Another common thread to both of her cabaret gigs is producer and close friend Danielle Tarento. Famed for producing off West End productions to standards that are sector-leading in their consistent excellence, Tarento works well with the singer. The two women despise mediocrity and only recognise perfection in performance. Ruffelle speaks warmly of her relationship with Tarento that goes back many years to early TV acting together and refers to her friend’s contribution now being so much more than simply producing the events. She describes Tarento as akin to her “resident director” offering her notes after each night’s performance.




Ruffelle is not just proud of her professional abilities, she is fiercely proud of her kids too. The work ethic seems to have permeated down to her brood as her two sons clutter up the house with the materials necessary to run their business that is manufacturing bespoke smartphone covers, whilst her daughter Eliza Doolittle is carving out a Top Ten career as one of the UK’s fastest rising singer-songwriter pop stars. Whilst Ruffelle acknowledges her daughter’s showbiz genes (Frances' mother is legendary stage school supremo Sylvia Young and Eliza’s dad is eminent theatre director and Les Mis co-director John Caird) she cannot emphasise enough how much her daughter’s success is not as a result of family connections, but rather the product of sheer guts and hard work.
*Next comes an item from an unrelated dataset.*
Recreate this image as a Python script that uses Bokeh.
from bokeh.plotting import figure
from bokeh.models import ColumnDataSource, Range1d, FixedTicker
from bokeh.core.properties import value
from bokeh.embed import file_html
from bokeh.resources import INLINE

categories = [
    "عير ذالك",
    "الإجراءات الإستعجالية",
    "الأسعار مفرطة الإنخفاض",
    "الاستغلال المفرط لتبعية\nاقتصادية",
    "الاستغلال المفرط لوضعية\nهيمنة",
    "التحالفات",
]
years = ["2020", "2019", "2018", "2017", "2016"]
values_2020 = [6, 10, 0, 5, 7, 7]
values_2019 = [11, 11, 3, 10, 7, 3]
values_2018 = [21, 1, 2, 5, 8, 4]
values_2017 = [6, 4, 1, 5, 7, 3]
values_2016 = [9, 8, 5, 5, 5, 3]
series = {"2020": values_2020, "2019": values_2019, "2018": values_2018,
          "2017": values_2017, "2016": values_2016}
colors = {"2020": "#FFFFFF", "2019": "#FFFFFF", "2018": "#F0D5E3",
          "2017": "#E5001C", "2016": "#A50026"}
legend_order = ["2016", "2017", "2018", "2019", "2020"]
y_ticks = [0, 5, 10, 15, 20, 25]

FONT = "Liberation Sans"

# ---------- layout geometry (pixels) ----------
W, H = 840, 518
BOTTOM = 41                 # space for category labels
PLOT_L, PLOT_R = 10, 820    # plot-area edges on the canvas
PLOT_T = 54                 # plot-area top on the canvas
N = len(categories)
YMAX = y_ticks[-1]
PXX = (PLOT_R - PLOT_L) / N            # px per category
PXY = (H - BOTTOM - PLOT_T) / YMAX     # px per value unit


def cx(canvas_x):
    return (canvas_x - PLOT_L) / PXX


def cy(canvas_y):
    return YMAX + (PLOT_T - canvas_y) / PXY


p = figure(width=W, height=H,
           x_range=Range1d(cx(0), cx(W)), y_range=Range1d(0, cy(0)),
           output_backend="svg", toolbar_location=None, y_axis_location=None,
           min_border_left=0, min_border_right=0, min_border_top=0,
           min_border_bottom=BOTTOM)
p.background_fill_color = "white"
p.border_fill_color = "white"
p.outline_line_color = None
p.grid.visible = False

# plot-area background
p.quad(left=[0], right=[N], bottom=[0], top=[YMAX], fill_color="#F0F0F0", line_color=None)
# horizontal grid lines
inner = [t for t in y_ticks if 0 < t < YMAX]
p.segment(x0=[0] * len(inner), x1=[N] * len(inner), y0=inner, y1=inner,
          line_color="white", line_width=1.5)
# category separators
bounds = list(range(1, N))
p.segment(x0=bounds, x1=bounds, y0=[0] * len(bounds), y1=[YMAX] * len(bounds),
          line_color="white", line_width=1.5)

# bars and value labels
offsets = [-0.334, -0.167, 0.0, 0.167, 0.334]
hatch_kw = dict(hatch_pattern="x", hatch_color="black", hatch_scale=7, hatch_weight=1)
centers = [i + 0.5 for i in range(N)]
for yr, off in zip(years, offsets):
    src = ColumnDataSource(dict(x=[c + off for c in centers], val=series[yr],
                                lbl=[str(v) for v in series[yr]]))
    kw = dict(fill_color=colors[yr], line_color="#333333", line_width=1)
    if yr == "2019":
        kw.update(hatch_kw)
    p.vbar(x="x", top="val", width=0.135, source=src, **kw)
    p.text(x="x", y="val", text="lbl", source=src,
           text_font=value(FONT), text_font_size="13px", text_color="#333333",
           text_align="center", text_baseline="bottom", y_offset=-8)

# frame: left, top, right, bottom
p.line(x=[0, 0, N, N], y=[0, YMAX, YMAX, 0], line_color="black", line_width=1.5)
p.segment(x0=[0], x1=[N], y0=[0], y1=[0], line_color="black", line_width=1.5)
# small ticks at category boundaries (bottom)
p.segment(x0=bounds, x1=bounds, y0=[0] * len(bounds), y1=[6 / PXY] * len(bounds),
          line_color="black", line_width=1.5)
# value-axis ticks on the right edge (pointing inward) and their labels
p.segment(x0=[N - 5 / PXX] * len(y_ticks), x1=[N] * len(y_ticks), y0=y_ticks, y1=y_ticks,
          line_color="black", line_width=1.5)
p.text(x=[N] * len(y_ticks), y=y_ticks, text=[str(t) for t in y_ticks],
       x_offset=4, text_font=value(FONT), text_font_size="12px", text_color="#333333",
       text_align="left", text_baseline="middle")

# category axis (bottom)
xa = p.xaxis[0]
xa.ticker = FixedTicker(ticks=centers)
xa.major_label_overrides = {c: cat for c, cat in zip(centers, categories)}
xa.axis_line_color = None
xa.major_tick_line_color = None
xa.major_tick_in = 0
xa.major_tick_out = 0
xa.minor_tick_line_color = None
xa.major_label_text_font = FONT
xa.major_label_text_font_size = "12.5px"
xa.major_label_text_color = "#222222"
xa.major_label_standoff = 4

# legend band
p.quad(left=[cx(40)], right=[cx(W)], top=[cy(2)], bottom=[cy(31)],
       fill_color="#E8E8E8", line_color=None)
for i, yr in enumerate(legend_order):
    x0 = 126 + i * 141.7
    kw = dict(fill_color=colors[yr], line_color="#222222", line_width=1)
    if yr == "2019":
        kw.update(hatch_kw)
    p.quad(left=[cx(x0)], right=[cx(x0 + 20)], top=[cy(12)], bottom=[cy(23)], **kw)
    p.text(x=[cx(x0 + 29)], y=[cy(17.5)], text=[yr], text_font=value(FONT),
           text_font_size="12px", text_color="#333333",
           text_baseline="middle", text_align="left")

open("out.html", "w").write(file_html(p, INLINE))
Even more than discussing her cabaret sets, when she speaks of her sons’ business achievements and Eliza having been writing songs for more than eleven years and having forged her own professional relationships with agent and manager, she beams with pride. “I’d like to say I taught her everything she knows” she jokingly enthuses, but well aware of how tough “the Business” is away from the spotlight, Ruffelle sees in Eliza an assured young woman who is as grounded and prepared as could be in managing the fame that she has earned. I suspect that the relationship between this dynamic mother and celebrity daughter could not be closer and Ruffelle projects the image of a mother who knows that there are few things more important than a caring and responsible love between parent and (even adult) child.

To define Frances Ruffelle as a workaholic is quite possibly to understate the scale of the autumnal challenges currently on the actress’ radar. Returning from New York at the end of this week, picking up at the Crazy Coqs two weeks later, in between these two residencies, this whirlwind of a performer will be workshopping the new musical interpretation of Gurinder Chadha’s 2002 britflick, Bend It Like Beckham. With music and lyrics by Howard Goodall and Charles Hart respectively and with Chadha returning to direct, the workshop’s credentials are impeccable. It’s a hectic time and Ruffelle sees her preparation for the workshop as simply just another professional obligation that deserves the very best of her abilities.

It’s a gloriously sunny day amongst Harrow’s ancient beauty as Ruffelle, in a casually chic style that could almost suggest Jane Birkin, wanders off to her accordion lesson. An actress and mother, proud of herself and of her family and a truly impressive woman.